Velveteen didn’t win the match, but he might as well have, because he got what he wanted in the end. He got the recognition of the fans, and even in defeat, he got Black to say his name. That’s all he ever wanted. It was a masterful story to tell and the way both men conducted that story was masterful from start to finish. He would go on to have quests against the likes of Johnny Garganno over the number 1 contendership for the NXT Title. While he didn’t win that match, the point of that feud was to tell Garganno that no matter how their feud ends, Velveteen will be the winner, because it will be he that gets all the recognition. Kassius Ohno was basically fodder for his character and to give him a win on a Takeover event. However, earlier this year, he started to explore new dimensions of his already polarizing character, and it started in his pursuit to become the first NXT North American Champion. While he failed there as well, he was instrumental in making the match a five star classic (at least according to Meltzer). This match would lead to another singles feud, against relative newcomer to the NXT brand, Ricochet.


The entire premise of the feud with Richocet was to show that whatever he could do, Velveteen could do much better. This feud went as far as to break WWE barriers and go into uncharted territory, being their personal lives and pasts. Velveteen once again had to come face to face with his past demons and embrace the Patrick Clark of yesterday, as Ricochet exposed. “The Dream has no memory of that” is an example of acceptance, but denial in the same breath. He accepts that Patrick Clark was something that he had to deal with in the past, but he refuses to move on from it because it still bothered him.

Meanwhile, Velveteen craved the spotlight Ricochet enjoyed and responded in kind by exploiting Ricochet’s past. He went as far as to subtly change his Twitter avatar to Prince Puma, a slight to Richochet’s own past. The two would put on one of the best matches at Takeover: Chicago, as they continued the arc of one-upmanship. Velveteen was once again essentially in a handicap match. He was fighting against Richocet, but he was also fighting against the fans, because he craved not only Ricochet’s personal spotlight, but the adoration of the audience. Neither Ricochet or Vleveteen gained an advantage in the entire match. No one dominated a signifcant portion of the match until someone just straight up won the entire thing. That’s what made it even more special.


Velveteen went as far as to copy Ricochet’s own high-flying tactics, going as far as to repeat his mistakes, but it was all a means to his own end. Everything he did had a purpose behind it, and no moves he made were without reason. For example, towards the end of the match, Ricochet missed a long dive, and Vleveteen may have won the match if he capitalized right then and there. Instead, what did he do? He went up and decided to do an even further dive, which was a gamble gone wrong. It was basically the same psychological warfare he shared with Black, instead, this focused more on the body, instead of the mind. And if you haven’t noticed the trend, note that he lost all the big matches against Black, Garganno and Ricochet. But he still achieved what he sought out from the start. The Dream was over in the match, but in the end, the Dream’s still over.
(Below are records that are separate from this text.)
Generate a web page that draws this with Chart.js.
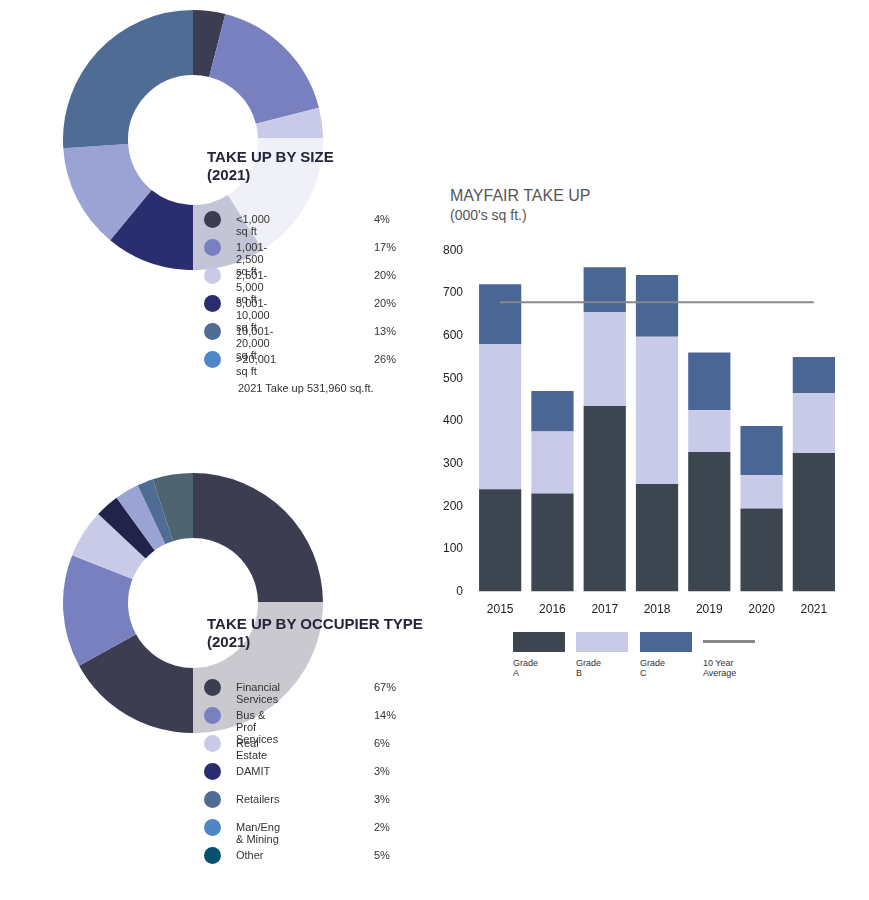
<!DOCTYPE html>
<html>
<head>
<meta charset="utf-8">
<script src="https://cdn.jsdelivr.net/npm/chart.js@4"></script>
<style>
  body { margin: 0; width: 869px; height: 900px; background: #fff; font-family: "Liberation Sans", Arial, sans-serif; position: relative; overflow: hidden; }
  .abs { position: absolute; }
  .veil { position: absolute; background: rgba(255,255,255,0.72); }
  .title { position: absolute; font-weight: bold; font-size: 15px; color: #24243a; line-height: 18px; }
  .legend { position: absolute; font-size: 11px; color: #333; }
  .legend .row { position: relative; height: 28px; }
  .legend .dot { position: absolute; left: 0; top: 0; width: 17px; height: 17px; border-radius: 50%; }
  .legend .lab { position: absolute; left: 32px; top: 2px; }
  .legend .pct { position: absolute; left: 170px; top: 2px; }
  .barLegend { position: absolute; top: 632px; left: 513px; font-size: 9px; color: #333; }
  .barLegend .sw { position: absolute; width: 52px; height: 20px; }
  .barLegend .tx { position: absolute; top: 26px; }
</style>
</head>
<body>
<canvas id="sizeDonut" class="abs" style="left:63px;top:10px" width="260" height="260"></canvas>
<div class="veil" style="left:193px;top:138px;width:130px;height:135px"></div>
<div class="title" style="left:207px;top:148px">TAKE UP BY SIZE<br>(2021)</div>
<div class="legend" id="sizeLegend" style="left:204px;top:211px"></div>
<div class="abs" style="left:238px;top:382px;font-size:11px;color:#333">2021 Take up 531,960 sq.ft.</div>

<canvas id="typeDonut" class="abs" style="left:63px;top:473px" width="260" height="260"></canvas>
<div class="veil" style="left:193px;top:602px;width:130px;height:135px"></div>
<div class="title" style="left:207px;top:615px">TAKE UP BY OCCUPIER TYPE<br>(2021)</div>
<div class="legend" id="typeLegend" style="left:204px;top:679px"></div>

<div class="abs" style="left:450px;top:186px;font-size:16px;color:#555;line-height:19px">MAYFAIR TAKE UP<br><span style="font-size:14px">(000's sq ft.)</span></div>
<canvas id="barChart" class="abs" style="left:440px;top:240px" width="400" height="380"></canvas>
<div class="barLegend">
  <div class="sw" style="left:0;background:#3d4650"></div><div class="tx" style="left:0">Grade A</div>
  <div class="sw" style="left:63px;background:#c8cae8"></div><div class="tx" style="left:63px">Grade B</div>
  <div class="sw" style="left:127px;background:#4a6694"></div><div class="tx" style="left:127px">Grade C</div>
  <div class="sw" style="left:190px;top:8px;height:3px;background:#888"></div><div class="tx" style="left:190px">10 Year Average</div>
</div>

<script>
const sizeLabels = ['<1,000 sq ft', '1,001-2,500 sq ft', '2,501-5,000 sq ft', '5,001-10,000 sq ft', '10,001-20,000 sq ft', '>20,001 sq ft'];
const sizeValues = [4, 17, 20, 20, 13, 26];
const sizeSliceColors = ['#3d3d52', '#7880bf', '#c8cae8', '#2a2d6e', '#9ba3d4', '#4f6d94'];
const sizeDotColors = ['#3d3d52', '#7880bf', '#c8cae8', '#2a2d6e', '#4f6d94', '#4f86c6'];

const typeLabels = ['Financial Services', 'Bus & Prof Services', 'Real Estate', 'DAMIT', 'Retailers', 'Man/Eng & Mining', 'Other'];
const typeValues = [67, 14, 6, 3, 3, 2, 5];
const typeSliceColors = ['#3d3d52', '#7880bf', '#c8cae8', '#22234a', '#9ba3d4', '#4f6d94', '#4f6470'];
const typeDotColors = ['#3d3d52', '#7880bf', '#c8cae8', '#2a2d6e', '#4f6d94', '#4f86c6', '#07506e'];

const years = ['2015', '2016', '2017', '2018', '2019', '2020', '2021'];
const gradeA = [240, 230, 435, 252, 327, 195, 325];
const gradeB = [340, 145, 220, 345, 98, 78, 140];
const gradeC = [140, 95, 105, 145, 135, 115, 85];
const tenYearAvg = [678, 678, 678, 678, 678, 678, 678];
const yTicks = [0, 100, 200, 300, 400, 500, 600, 700, 800];

function buildLegend(id, labels, values, colors) {
    const el = document.getElementById(id);
    labels.forEach((l, i) => {
        const row = document.createElement('div');
        row.className = 'row';
        row.innerHTML = '<div class="dot" style="background:' + colors[i] + '"></div>' +
            '<div class="lab">' + l.replace('<', '&lt;') + '</div><div class="pct">' + values[i] + '%</div>';
        el.appendChild(row);
    });
}

function donut(id, values, colors) {
    new Chart(document.getElementById(id), {
        type: 'doughnut',
        data: { datasets: [{ data: values, backgroundColor: colors, borderWidth: 0 }] },
        options: {
            responsive: false,
            animation: false,
            cutout: '50%',
            plugins: { legend: { display: false }, tooltip: { enabled: false } }
        }
    });
}

donut('sizeDonut', sizeValues, sizeSliceColors);
donut('typeDonut', typeValues, typeSliceColors);
buildLegend('sizeLegend', sizeLabels, sizeValues, sizeDotColors);
buildLegend('typeLegend', typeLabels, typeValues, typeDotColors);

new Chart(document.getElementById('barChart'), {
    data: {
        labels: years,
        datasets: [
            { type: 'line', label: '10 Year Average', data: tenYearAvg, borderColor: '#888', borderWidth: 2, pointRadius: 0, order: 0 },
            { type: 'bar', label: 'Grade A', data: gradeA, backgroundColor: '#3d4650', order: 1 },
            { type: 'bar', label: 'Grade B', data: gradeB, backgroundColor: '#c8cae8', order: 1 },
            { type: 'bar', label: 'Grade C', data: gradeC, backgroundColor: '#4a6694', order: 1 }
        ]
    },
    options: {
        responsive: false,
        animation: false,
        datasets: { bar: { categoryPercentage: 0.85, barPercentage: 0.95 } },
        plugins: { legend: { display: false }, tooltip: { enabled: false } },
        scales: {
            x: {
                stacked: true,
                grid: { display: false },
                border: { display: false },
                ticks: { color: '#222', font: { size: 12, family: 'Liberation Sans' } }
            },
            y: {
                stacked: true,
                min: 0,
                max: 800,
                grid: { display: false },
                border: { display: false },
                afterBuildTicks: axis => { axis.ticks = yTicks.map(v => ({ value: v })); },
                ticks: { color: '#222', font: { size: 12, family: 'Liberation Sans' } }
            }
        }
    }
});
</script>
</body>
</html>
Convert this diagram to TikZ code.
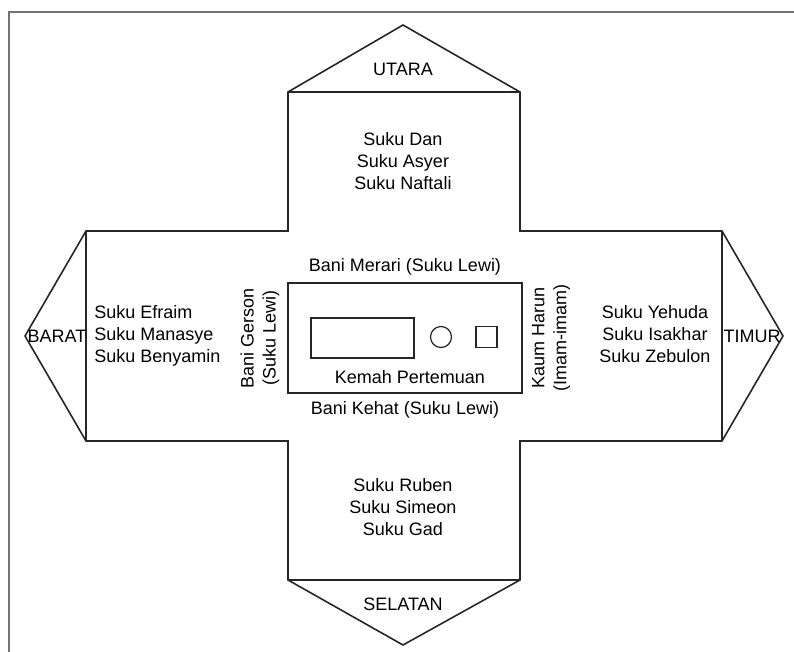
\documentclass[tikz,border=0pt]{standalone}
\usepackage{fontspec}
\setmainfont{Liberation Sans}
\usetikzlibrary{positioning}

\begin{document}
\begin{tikzpicture}[
    x=0.5pt, y=-0.5pt,
    wall/.style={draw=black!85, line width=0.8pt, line join=miter},
    frame/.style={draw=black!55, line width=0.7pt},
    tribe/.style={font=\fontsize{9}{11}\selectfont, align=center, inner sep=1pt},
    wind/.style={font=\fontsize{9}{11}\selectfont, inner sep=1pt},
    furniture/.style={draw=black!85, line width=0.6pt, inner sep=0pt},
]
\useasboundingbox (0,0) rectangle (794,652);

% Page frame
\draw[frame] (794,12) -- (9,12) -- (9,652);

% Camp outline (cross with four points)
\draw[wall] (288,92) -- (403,25) -- (520,92) -- (520,231) -- (722,231)
    -- (783,336) -- (722,441) -- (520,441) -- (520,580) -- (403,645)
    -- (288,580) -- (288,441) -- (86,441) -- (25,336) -- (86,231)
    -- (288,231) -- cycle;
\draw[wall] (288,92) -- (520,92);
\draw[wall] (288,580) -- (520,580);
\draw[wall] (86,231) -- (86,441);
\draw[wall] (722,231) -- (722,441);

% Directions
\node[wind] (utara) at (403,69) {UTARA};
\node[wind] (selatan) at (403,604) {SELATAN};
\node[wind] (barat) at (57,336) {BARAT};
\node[wind] (timur) at (752,336) {TIMUR};

% Tribes
\node[tribe] (north) at (403,161) {Suku Dan\\Suku Asyer\\Suku Naftali};
\node[tribe] (south) at (403,507) {Suku Ruben\\Suku Simeon\\Suku Gad};
\node[tribe, align=left, anchor=west] (west) at (92,336) {Suku Efraim\\Suku Manasye\\Suku Benyamin};
\node[tribe] (east) at (655,334) {Suku Yehuda\\Suku Isakhar\\Suku Zebulon};

% Tent of meeting
\node[wall, minimum width=117pt, minimum height=55pt] (tent) at (405,338) {};
\node[furniture, minimum width=51.5pt, minimum height=20pt] (ark) at (362.5,338) {};
\node[furniture, circle, minimum size=10.5pt] (basin) at (441,337) {};
\node[furniture, minimum size=10.5pt] (altar) at (486.5,337) {};
\node[tribe] (kemah) at (410,377) {Kemah Pertemuan};

% Levites round the tent
\node[tribe, above=2.5pt of tent] (merari) {Bani Merari (Suku Lewi)};
\node[tribe, below=2.5pt of tent] (kehat) {Bani Kehat (Suku Lewi)};
\node[tribe, rotate=90] (gerson) at (260,338) {Bani Gerson\\(Suku Lewi)};
\node[tribe, rotate=90] (harun) at (551,338) {Kaum Harun\\(Imam-imam)};
\end{tikzpicture}
\end{document}
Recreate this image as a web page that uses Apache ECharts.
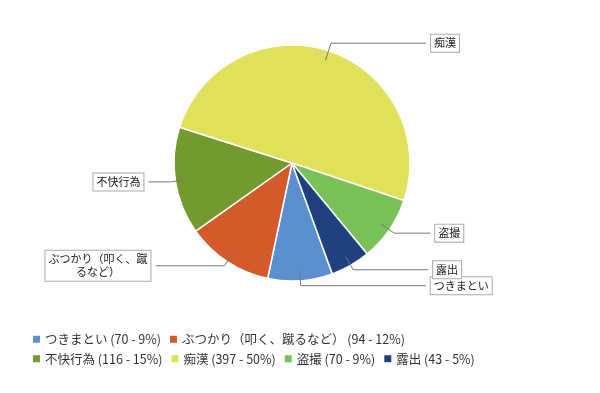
<!DOCTYPE html>
<html>
<head>
<meta charset="utf-8">
<script src="https://cdn.jsdelivr.net/npm/echarts@6/dist/echarts.min.js"></script>
<style>html,body{margin:0;padding:0;background:#fff;}#c{width:600px;height:393px;}</style>
</head>
<body>
<div id="c"></div>
<script>
const categories = ['つきまとい', 'ぶつかり（叩く、蹴るなど）', '不快行為', '痴漢', '盗撮', '露出'];
const values = [70, 94, 116, 397, 70, 43];
const labelTexts = ['つきまとい', '{c|ぶつかり（叩く、蹴}\n{c|るなど）}', '不快行為', '痴漢', '盗撮', '露出'];
const colors = ['#5b8fd0', '#d35b2b', '#729a2e', '#dfe15a', '#79c257', '#1f4180'];
const lineLen = [5, 5, 5, 8, 6, 5];
const lineLen2 = [125, 69, 22, 95, 36, 75];

const total = values.reduce((a, b) => a + b, 0);
const FONT = '"Noto Sans CJK JP", "DejaVu Sans", sans-serif';
const CX = 292, CY = 163, R = 118, INSET = 10, START = 290;

const pieData = categories.map((n, i) => ({
  name: n, value: values[i], itemStyle: { color: colors[i] }
}));
const labelData = categories.map((n, i) => ({
  name: n, value: values[i],
  label: { formatter: labelTexts[i] },
  labelLine: { length: lineLen[i] + INSET, length2: lineLen2[i] }
}));

const chart = echarts.init(document.getElementById('c'));
chart.setOption({
  animation: false,
  backgroundColor: '#fff',
  color: colors,
  legend: {
    left: 26, top: 328, width: 470,
    itemWidth: 9, itemHeight: 9, itemGap: 7,
    icon: 'rect',
    data: categories,
    textStyle: { fontSize: 12.5, color: '#333', fontFamily: FONT, padding: [0, 0, 0, -1] },
    formatter: function (name) {
      const i = categories.indexOf(name);
      return name + ' (' + values[i] + ' - ' + Math.round(values[i] / total * 100) + '%)';
    }
  },
  series: [{
    type: 'pie',
    z: 2,
    center: [CX, CY],
    radius: R,
    startAngle: START,
    clockwise: true,
    itemStyle: { borderColor: '#fff', borderWidth: 1.5 },
    label: { show: false },
    labelLine: { show: false },
    emphasis: { disabled: true },
    data: pieData
  }, {
    type: 'pie',
    z: 6,
    center: [CX, CY],
    radius: R - INSET,
    startAngle: START,
    clockwise: true,
    silent: true,
    legendHoverLink: false,
    avoidLabelOverlap: false,
    labelLayout: { hideOverlap: false },
    itemStyle: { color: 'rgba(0,0,0,0)', borderWidth: 0 },
    emphasis: { disabled: true },
    label: {
      show: true, position: 'outside',
      fontSize: 11, color: '#222', fontFamily: FONT,
      backgroundColor: '#fff', borderColor: '#aaa', borderWidth: 1,
      padding: [2, 3], lineHeight: 13,
      rich: { c: { align: 'center', fontSize: 11, lineHeight: 13, fontFamily: FONT, color: '#222' } }
    },
    labelLine: { show: true, lineStyle: { color: '#777', width: 1 } },
    data: labelData
  }]
});
</script>
</body>
</html>
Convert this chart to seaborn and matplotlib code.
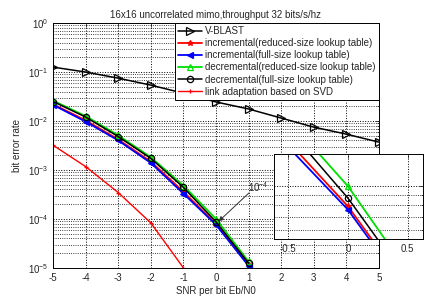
import numpy as np
import pandas as pd
import matplotlib
matplotlib.use("Agg")
import matplotlib.pyplot as plt
import seaborn as sns
from matplotlib.ticker import LogLocator, NullFormatter, FixedLocator

# ---- data ----
snr = [-5, -4, -3, -2, -1, 0, 1, 2, 3, 4, 5]
vblast = [0.126, 0.100, 0.075, 0.054, 0.037, 0.0245, 0.0176, 0.0115, 0.0075, 0.0054, 0.0037]

snr_short = [-5, -4, -3, -2, -1, 0, 1]
inc_reduced = [0.022, 0.0103, 0.0042, 0.00148, 3.6e-4, 7.9e-5, 1.15e-5]
inc_full = [0.0213, 0.0097, 0.0040, 0.00139, 3.3e-4, 7.6e-5, 1.1e-5]
dec_reduced = [0.026, 0.0126, 0.0051, 0.00182, 4.8e-4, 1.0e-4, 1.35e-5]
dec_full = [0.025, 0.0120, 0.0048, 0.00172, 4.4e-4, 8.7e-5, 1.25e-5]

svd_snr = [-5, -4, -3, -2, -1]
svd = [3.2e-3, 1.17e-3, 3.45e-4, 8.3e-5, 1.0e-5]

labels = ["V-BLAST",
          "incremental(reduced-size lookup table)",
          "incremental(full-size lookup table)",
          "decremental(reduced-size lookup table)",
          "decremental(full-size lookup table)",
          "link adaptation based on SVD"]
title = "16x16 uncorrelated mimo,throughput 32 bits/s/hz"
xlabel = "SNR per bit Eb/N0"
ylabel = "bit error rate"

sns.set_style("white")
plt.rcParams["font.family"] = ["Liberation Sans", "DejaVu Sans"]
plt.rcParams["mathtext.fontset"] = "custom"
plt.rcParams["mathtext.rm"] = "Liberation Sans"
plt.rcParams["mathtext.it"] = "Liberation Sans:italic"
plt.rcParams["axes.unicode_minus"] = False

FS = 7

series = [
    (snr, vblast, dict(color="k", marker=">", mfc="none", mec="k", ms=5.5, lw=1.1)),
    (snr_short, inc_reduced, dict(color="#ff0000", marker="*", mfc="#ff0000", mec="#ff0000", ms=4, lw=1.3)),
    (snr_short, inc_full, dict(color="#0000ff", marker="<", mfc="#0000ff", mec="#0000ff", ms=4.5, lw=1.3)),
    (snr_short, dec_reduced, dict(color="#00e000", marker="^", mfc="none", mec="#00e000", ms=5, lw=1.3)),
    (snr_short, dec_full, dict(color="k", marker="o", mfc="none", mec="k", ms=4.5, lw=1.1)),
    (svd_snr, svd, dict(color="#ff0000", marker="+", mfc="#ff0000", mec="#ff0000", ms=3.5, lw=1.0)),
]

fig = plt.figure(figsize=(4.39, 2.96), dpi=100)
ax = fig.add_axes([0.121, 0.095, 0.742, 0.827])
ax.set_yscale("log")

for (xs, ys, st), lab in zip(series, labels):
    df = pd.DataFrame({"x": xs, "y": ys})
    sns.lineplot(data=df, x="x", y="y", ax=ax, label=lab, estimator=None,
                 sort=False, markeredgewidth=0.9, **st)

ax.set_xlim(-5, 5)
ax.set_ylim(1e-5, 1)
ax.set_xticks(range(-5, 6))
ax.yaxis.set_major_locator(LogLocator(base=10, numticks=10))
ax.yaxis.set_minor_locator(LogLocator(base=10, subs=np.arange(2, 10), numticks=20))
ax.yaxis.set_minor_formatter(NullFormatter())
ax.grid(True, which="major", ls=":", color="k", lw=0.7)
ax.grid(True, which="minor", axis="y", ls=":", color="k", lw=0.6)
ax.tick_params(which="both", direction="in", labelsize=FS, top=True, right=True, length=3, width=0.6)
ax.tick_params(which="minor", length=1.8)
for s in ax.spines.values():
    s.set_color("k"); s.set_linewidth(0.7)
ax.set_title(title, fontsize=FS, pad=4)
ax.set_xlabel(xlabel, fontsize=FS, labelpad=2)
ax.set_ylabel(ylabel, fontsize=FS, labelpad=4)

leg = ax.legend(loc="upper right", fontsize=FS, frameon=True, fancybox=False,
                edgecolor="k", framealpha=1, borderaxespad=0, handlelength=2.5,
                handletextpad=0.35, labelspacing=0.22, borderpad=0.3)
leg.get_frame().set_linewidth(0.7)

# inset zoom
ins = fig.add_axes([0.624, 0.193, 0.340, 0.287])
ins.set_yscale("log")
for xs, ys, st in series[1:5]:
    df = pd.DataFrame({"x": xs, "y": ys})
    sns.lineplot(data=df, x="x", y="y", ax=ins, estimator=None, sort=False,
                 legend=False, markeredgewidth=0.9, **st)
ins.set_xlim(-0.62, 0.63)
ins.set_ylim(5.4e-5, 1.46e-4)
ins.xaxis.set_major_locator(FixedLocator([-0.5, 0, 0.5]))
ins.set_xticklabels(["-0.5", "0", "0.5"])
ins.yaxis.set_major_locator(LogLocator(base=10, numticks=10))
ins.yaxis.set_minor_locator(LogLocator(base=10, subs=np.arange(2, 10), numticks=20))
ins.yaxis.set_minor_formatter(NullFormatter())
ins.grid(True, which="major", ls=":", color="k", lw=0.7)
ins.grid(True, which="minor", axis="y", ls=":", color="k", lw=0.6)
ins.tick_params(which="both", direction="in", labelsize=FS, length=3, width=0.6, top=True, right=True)
ins.tick_params(which="minor", length=1.8)
ins.set_xlabel(""); ins.set_ylabel("")
ins.set_facecolor("white")
for s in ins.spines.values():
    s.set_color("k"); s.set_linewidth(0.7)

ax.annotate("", xy=(0.08, 8.9e-5), xycoords="data",
            xytext=(0.567, 0.348), textcoords="figure fraction",
            arrowprops=dict(arrowstyle="-|>", color="#333333", lw=0.7,
                            mutation_scale=7, shrinkA=0, shrinkB=0))

fig.savefig("out.png", dpi=100)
I find it personally scary how good Velveteen Dream can be. He’s enthusiatic, he reacts uniquely to wins and losses, every single match is another progression in his character and has unique traits about him that stand out amongst the crowd. Best of all? He’s only one year older than I am at 22 years old. It’s not like he is a veteran that came to WWE towards the tail end of his prime like AJ Styles or Shinsuke Nakmaura. He’s practically a kid, and yet he as already mastered so many aspects of wrestling and storytelling to the point where he has been universally praised and has gotten recognition from established names such as John Cena. I’d hate to see a character like him go to waste on the main roster, and it’s equally as scary to see what may become of him under Vince’s eye on the main roster. But if he used correctly, I see great things. I see an asset that can lead WWE into the future, and I see dollar signs. Wrestling doesn’t sell tickets and curate excitement. Characters and personalities do. John Cena couldn’t dream of having the kind of wrestling arsenal that guys like Daniel Bryan, AJ Styles, Seth Rollins or Johnny Garganno have, but he doesn’t need to. Why? Because he’s John Cena. Telling your story in the ring is a part of it, but if you haven’t noticed recently, WWE isn’t concerned about which superstars can put on 5 star classics in the main event of WrestleMania. Only names that are big enough, have the look and can make WWE more profitable. If Dream is used to his full potential, I don’t see why he can’t be a huge cork in the WWE machine.